If so, then why have church people been so unwilling to talk about money? Where does the taboo come from?
Enright links it to the rise in the 20th century of the word “stewardship” as a euphemism for “fundraising” by people looking for a way to discuss money without actually using the word.
“Unfortunately, stewardship really has nothing to do with fundraising,” Enright said. “It’s about being a faithful manager of the resources and possessions with which we have been blessed and we have been given. We corrupted the word ‘stewardship,’ and it became a synonym for ‘fundraising.’”
As a result, at least in the Protestant tradition, the only time the pastor talked about money was in the annual stewardship sermon, which was part of the congregation’s annual fundraising effort.
The irony for Christians, Enright said, is that Jesus had more to say about money than any other subject.
“And that’s New Testament scholars who say that,” Enright said. “Faithful use of possessions and the kingdom of God are the two subjects that he spoke about most frequently. So the question that we ask is, Where did this get lost in the Christian tradition? Why did that get neglected when it was so central?”
As part of the broader Lilly Family School of Philanthropy, the Lake Institute works to answer those and other questions, helping clergy and other faith leaders think differently and talk openly and honestly about the relationship between faith and money.
“One of the principles we use in working with clergy is that you have to learn to talk about faith and giving with integrity,” Enright said. “Don’t dodge the lectionary, the text, when it deals with that, because it deals with that frequently. But separate your teaching on the faithful use of possessions from your fundraising.”

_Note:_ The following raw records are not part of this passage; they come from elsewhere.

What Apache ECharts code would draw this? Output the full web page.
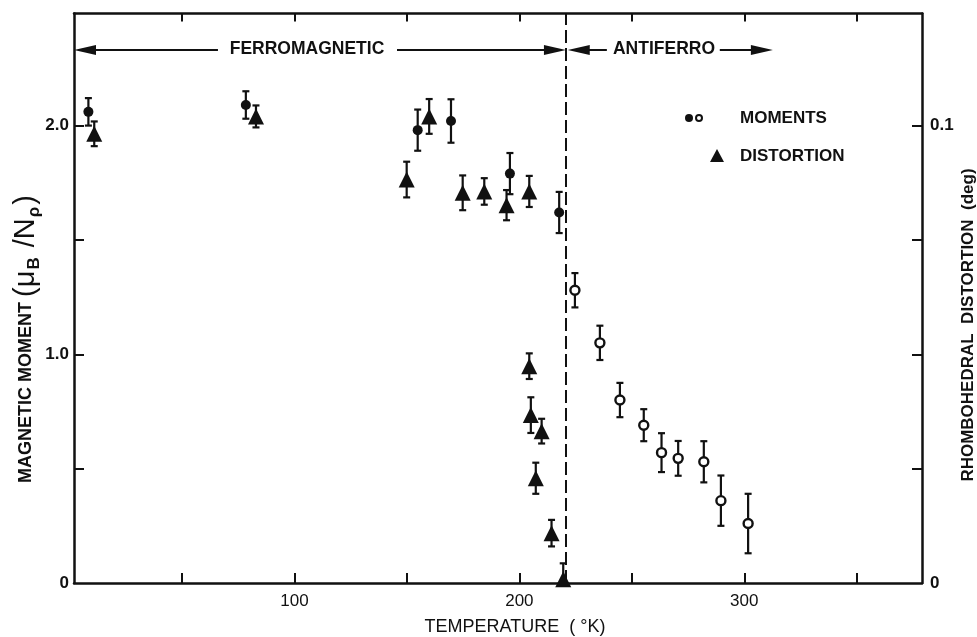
<!DOCTYPE html>
<html>
<head>
<meta charset="utf-8">
<script src="https://cdn.jsdelivr.net/npm/echarts@6/dist/echarts.min.js"></script>
<style>
  html, body { margin: 0; padding: 0; background: #fff; }
  #main { width: 977px; height: 637px; }
</style>
</head>
<body>
<div id="main"></div>
<script>
// 磁矩（铁磁区，实心圆）
const ferroTemp = [8.4, 78.4, 154.8, 169.6, 195.8, 217.7];
const ferroMoment = [2.06, 2.09, 1.98, 2.02, 1.79, 1.62];
const ferroErr = [0.06, 0.06, 0.09, 0.095, 0.09, 0.09];

// 磁矩（反铁磁区，空心圆）
const antiTemp = [224.7, 235.8, 244.7, 255.3, 263.2, 270.6, 282.0, 289.6, 301.7];
const antiMoment = [1.28, 1.05, 0.80, 0.69, 0.57, 0.545, 0.53, 0.36, 0.26];
const antiErr = [0.075, 0.075, 0.075, 0.07, 0.085, 0.076, 0.09, 0.11, 0.13];

// 菱面体畸变（三角形，右轴，单位 deg）
const distTemp = [11.0, 82.9, 149.9, 159.9, 174.8, 184.4, 194.3, 204.4, 204.4, 205.1, 209.9, 207.3, 214.3, 219.5];
const distValue = [0.0982, 0.102, 0.0882, 0.102, 0.0853, 0.0856, 0.0826, 0.0856, 0.0474, 0.0367, 0.0332, 0.0229, 0.0109, 0.0008];
const distErr = [0.0027, 0.0024, 0.0039, 0.0038, 0.0038, 0.0029, 0.0033, 0.0034, 0.0028, 0.0039, 0.0027, 0.0034, 0.0029, 0.0035];

// 刻度
const xTicks = [50, 100, 150, 200, 250, 300, 350];
const xLabels = [100, 200, 300];
const yTicks = [0.5, 1.0, 1.5, 2.0];
const yLabels = [0, 1.0, 2.0];
const y2Ticks = [0.025, 0.05, 0.075, 0.1];
const y2Labels = [0, 0.1];

const transitionT = 220.7; // 相变温度（虚线）
const arrowLevel = 2.33;   // 箭头所在高度（左轴单位）

const FONT = '"Liberation Sans", "DejaVu Sans", sans-serif';
const INK = '#111';

const pair = (t, v) => t.map((x, i) => [x, v[i]]);
const bars = (t, v, e) => t.map((x, i) => [x, Math.max(0, v[i] - e[i]), v[i] + e[i]]);

function errorBar(params, api) {
	const x = api.value(0);
	const top = api.coord([x, api.value(2)]);
	const bot = api.coord([x, api.value(1)]);
	const w = 3.5;
	const st = { stroke: INK, lineWidth: 2.2 };
	return {
		type: 'group',
		children: [
			{ type: 'line', shape: { x1: top[0], y1: top[1], x2: bot[0], y2: bot[1] }, style: st },
			{ type: 'line', shape: { x1: top[0] - w, y1: top[1], x2: top[0] + w, y2: top[1] }, style: st },
			{ type: 'line', shape: { x1: bot[0] - w, y1: bot[1], x2: bot[0] + w, y2: bot[1] }, style: st },
		],
	};
}

const myChart = echarts.init(document.getElementById('main'));

// 坐标轴线（不贴零点）
const axisLine = () => ({ show: true, onZero: false, lineStyle: { color: INK, width: 2.5 } });
const tickStyle = { color: INK, width: 2 };

myChart.setOption({
	animation: false,
	backgroundColor: '#fff',
	grid: { left: 74, right: 55, top: 13.5, bottom: 54 },
	xAxis: [
		{
			type: 'value',
			position: 'bottom',
			min: 2,
			max: 379,
			axisLine: axisLine(),
			axisTick: { inside: true, length: 10, customValues: xTicks, lineStyle: tickStyle },
			axisLabel: {
				customValues: xLabels,
				color: INK,
				fontSize: 17,
				fontFamily: FONT,
				margin: 10,
			},
			splitLine: { show: false },
		},
		{
			type: 'value',
			position: 'top',
			min: 2,
			max: 379,
			axisLine: axisLine(),
			axisTick: { inside: true, length: 8, customValues: xTicks, lineStyle: tickStyle },
			axisLabel: { show: false },
			splitLine: { show: false },
		},
	],
	yAxis: [
		{
			type: 'value',
			position: 'left',
			min: 0,
			max: 2.49,
			axisLine: axisLine(),
			axisTick: { inside: true, length: 10, customValues: yTicks, lineStyle: tickStyle },
			axisLabel: {
				customValues: yLabels,
				formatter: (v) => (v === 0 ? '0' : v.toFixed(1)),
				color: INK,
				fontSize: 17,
				fontWeight: 'bold',
				fontFamily: FONT,
				margin: 5,
			},
			splitLine: { show: false },
		},
		{
			type: 'value',
			position: 'right',
			min: 0,
			max: 0.1245,
			axisLine: axisLine(),
			axisTick: { inside: true, length: 10, customValues: y2Ticks, lineStyle: tickStyle },
			axisLabel: {
				customValues: y2Labels,
				formatter: (v) => (v === 0 ? '0' : '0.1'),
				color: INK,
				fontSize: 17,
				fontWeight: 'bold',
				fontFamily: FONT,
				margin: 8,
			},
			splitLine: { show: false },
		},
	],
	series: [
		// 误差棒
		{
			type: 'custom',
			yAxisIndex: 0,
			renderItem: errorBar,
			encode: { x: 0, y: [1, 2] },
			data: bars(ferroTemp, ferroMoment, ferroErr).concat(bars(antiTemp, antiMoment, antiErr)),
			z: 2,
			silent: true,
		},
		{
			type: 'custom',
			yAxisIndex: 1,
			renderItem: errorBar,
			encode: { x: 0, y: [1, 2] },
			data: bars(distTemp, distValue, distErr),
			z: 2,
			silent: true,
		},
		// 铁磁区磁矩 + 标注线
		{
			name: 'MOMENTS',
			type: 'scatter',
			yAxisIndex: 0,
			symbol: 'circle',
			symbolSize: 10,
			itemStyle: { color: INK, opacity: 1 },
			data: pair(ferroTemp, ferroMoment),
			z: 5,
			markLine: {
				silent: true,
				animation: false,
				label: { show: false },
				symbol: 'none',
				lineStyle: { color: INK, width: 2, type: 'solid', opacity: 1 },
				data: [
					// 相变虚线
					[
						{ coord: [transitionT, 0], symbol: 'none' },
						{ coord: [transitionT, 2.49], symbol: 'none', lineStyle: { type: [13, 5], width: 2 } },
					],
					// ← FERROMAGNETIC
					[
						{ coord: [6.9, arrowLevel], symbol: 'triangle', symbolSize: [10, 22] },
						{ coord: [66, arrowLevel], symbol: 'none' },
					],
					// FERROMAGNETIC →|
					[
						{ coord: [145.6, arrowLevel], symbol: 'none' },
						{ coord: [215.8, arrowLevel], symbol: 'triangle', symbolSize: [10, 22] },
					],
					// |← ANTIFERRO
					[
						{ coord: [226.4, arrowLevel], symbol: 'triangle', symbolSize: [10, 22] },
						{ coord: [238.9, arrowLevel], symbol: 'none' },
					],
					// ANTIFERRO →
					[
						{ coord: [289.1, arrowLevel], symbol: 'none' },
						{ coord: [307.8, arrowLevel], symbol: 'triangle', symbolSize: [10, 22] },
					],
				],
			},
		},
		// 反铁磁区磁矩
		{
			type: 'scatter',
			yAxisIndex: 0,
			symbol: 'circle',
			symbolSize: 9,
			itemStyle: { color: '#fff', borderColor: INK, borderWidth: 2.4, opacity: 1 },
			data: pair(antiTemp, antiMoment),
			z: 5,
		},
		// 畸变
		{
			name: 'DISTORTION',
			type: 'scatter',
			yAxisIndex: 1,
			symbol: 'triangle',
			symbolSize: [16, 16],
			itemStyle: { color: INK, opacity: 1 },
			data: pair(distTemp, distValue),
			clip: false,
			z: 5,
		},
	],
	graphic: [
		{
			type: 'text',
			x: 307,
			y: 49,
			style: { text: 'FERROMAGNETIC', font: `bold 17.5px ${FONT}`, fill: INK, align: 'center', verticalAlign: 'middle' },
		},
		{
			type: 'text',
			x: 664,
			y: 49,
			style: { text: 'ANTIFERRO', font: `bold 17.5px ${FONT}`, fill: INK, align: 'center', verticalAlign: 'middle' },
		},
		// 图例
		{ type: 'circle', shape: { cx: 689, cy: 118, r: 4 }, style: { fill: INK } },
		{ type: 'circle', shape: { cx: 699, cy: 118, r: 3 }, style: { fill: '#fff', stroke: INK, lineWidth: 2 } },
		{
			type: 'text',
			x: 740,
			y: 118,
			style: { text: 'MOMENTS', font: `bold 17px ${FONT}`, fill: INK, align: 'left', verticalAlign: 'middle' },
		},
		{ type: 'polygon', shape: { points: [[717, 149], [710, 162], [724, 162]] }, style: { fill: INK } },
		{
			type: 'text',
			x: 740,
			y: 156,
			style: { text: 'DISTORTION', font: `bold 17px ${FONT}`, fill: INK, align: 'left', verticalAlign: 'middle' },
		},
		// 坐标轴标题
		{
			type: 'text',
			x: 515,
			y: 627,
			style: { text: 'TEMPERATURE  ( °K)', font: `18px ${FONT}`, fill: INK, align: 'center', verticalAlign: 'middle' },
		},
		{
			type: 'text',
			x: 26,
			y: 339,
			rotation: Math.PI / 2,
			style: {
				text: '{a|MAGNETIC MOMENT }{p|(}{p|μ}{s|B}{p| /N}{s|ρ}{p|)}',
				fill: INK,
				align: 'center',
				verticalAlign: 'middle',
				rich: {
					a: { font: `bold 18px ${FONT}`, fill: INK, lineHeight: 32 },
					p: { font: `29px ${FONT}`, fill: INK, lineHeight: 32 },
					s: { font: `bold 17px ${FONT}`, fill: INK, lineHeight: 32, padding: [16, 2, 0, 1] },
				},
			},
		},
		{
			type: 'text',
			x: 968,
			y: 325,
			rotation: Math.PI / 2,
			style: {
				text: 'RHOMBOHEDRAL  DISTORTION  (deg)',
				font: `bold 17px ${FONT}`,
				fill: INK,
				align: 'center',
				verticalAlign: 'middle',
			},
		},
	],
});
</script>
</body>
</html>
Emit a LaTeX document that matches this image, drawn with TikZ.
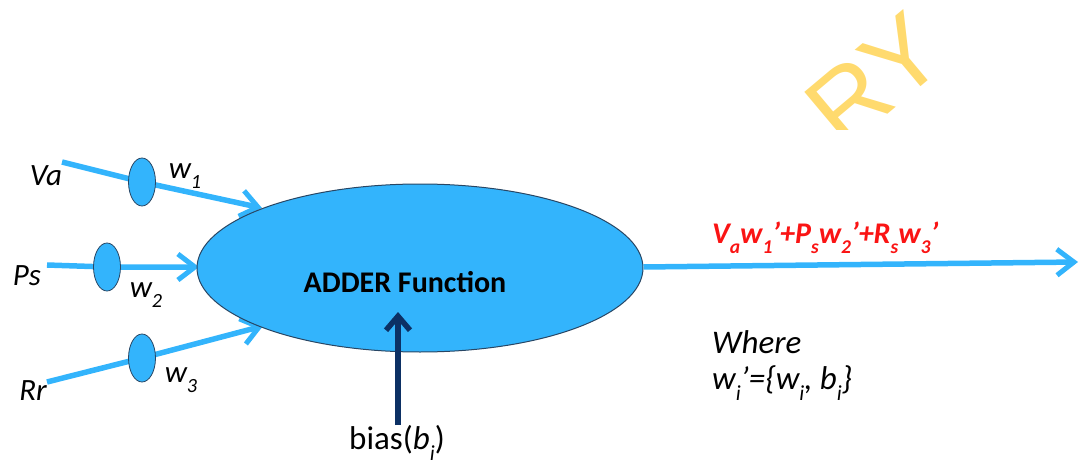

Established in 2003 — with Enright becoming its first full-time director in 2004 — the Lake Institute explores the relationship between faith and giving across various religious traditions, offering classes and programs for faith leaders, fundraisers and others. The institute’s mission is “to foster a greater understanding of the ways in which faith both inspires and informs giving by providing knowledge, education, and training.”
Enright compared the institute’s courses and seminars to a trip to the doctor for the participants. But rather than providing a diagnosis and a prescription, the institute gives its “patients” the tools with which to make their own diagnoses.
Toward that end, the institute last year began offering an executive certificate in religious fundraising, an intensive training program for clergy leaders. Still in its pilot stages, the program is offered in partnership with various seminaries and colleges around the country. Two sessions were offered in 2013, and another seven are scheduled for 2014, all with waiting lists.